The Trump Administration’s Not-So-Benign Neglect

This week, President Trump delighted his base with a pledge to treat deportations like a “military operation.” There were also reports that his administration is urging government officials to cherry-pick intelligence to support their desired policy outcomes and that his White House chief of staff made inappropriate contact with the FBI regarding Trump’s Russia ties. And that’s just the news from the national security sphere.

The rage felt by the president’s critics is real, and understandable, but it also plays into Trump’s broader agenda. His chief strategist Steve Bannon outlined that strategy this week at the Conservative Political Action Conference, describing it as nothing less than the “deconstruction of the administrative state.” Bannon’s comments this week suggest a darker, more nefarious purpose to the nascent Trump administration’s dysfunction. It may be the case that the Trump team is deliberately failing to staff, manage, and provide resources for federal agencies so as to sabotage and slowly dismantle them. To make matters worse, the Trump team might be leveraging the controversies regarding its disastrous national security moves to obscure and conceal that slow and steady demolition of the bureaucracy.
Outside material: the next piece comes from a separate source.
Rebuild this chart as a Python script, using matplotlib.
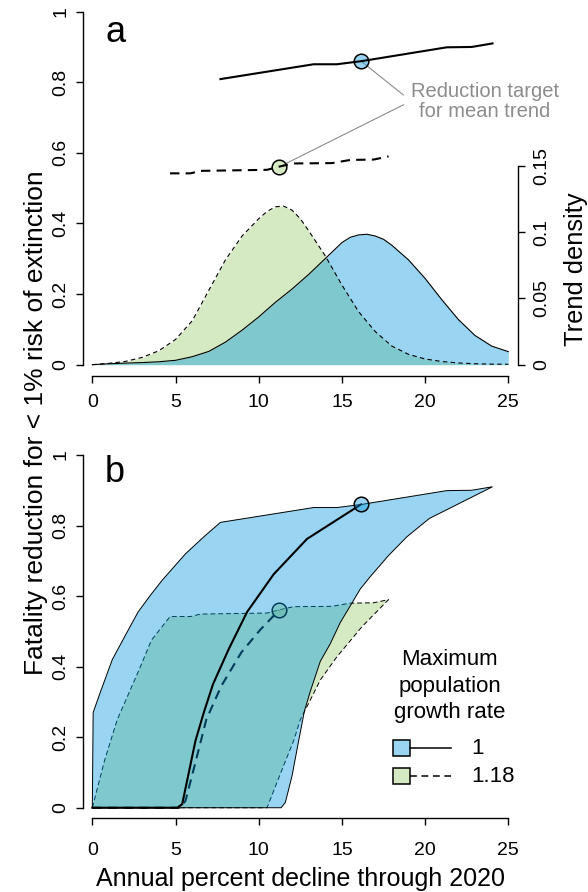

After the election, the administration was slow to deploy its transition teams, pick top officials, develop future budgets, and generally take the reins of government. By almost any measure, the Trump White House lagged behind prior transitions in these efforts—it was the dog that caught the car and didn’t know what to do next. To this day, the Trump administration lags in terms of picking its political appointees, let alone articulating a comprehensive policy agenda that goes much beyond “make America great again.” At the Departments of Defense and Veterans Affairs, the two largest federal agencies by budget and headcount, the Trump imprint on policy remains amazingly light. One can glean more about acquisition, health care, or war-making from presidential tweets than from the White House’s website.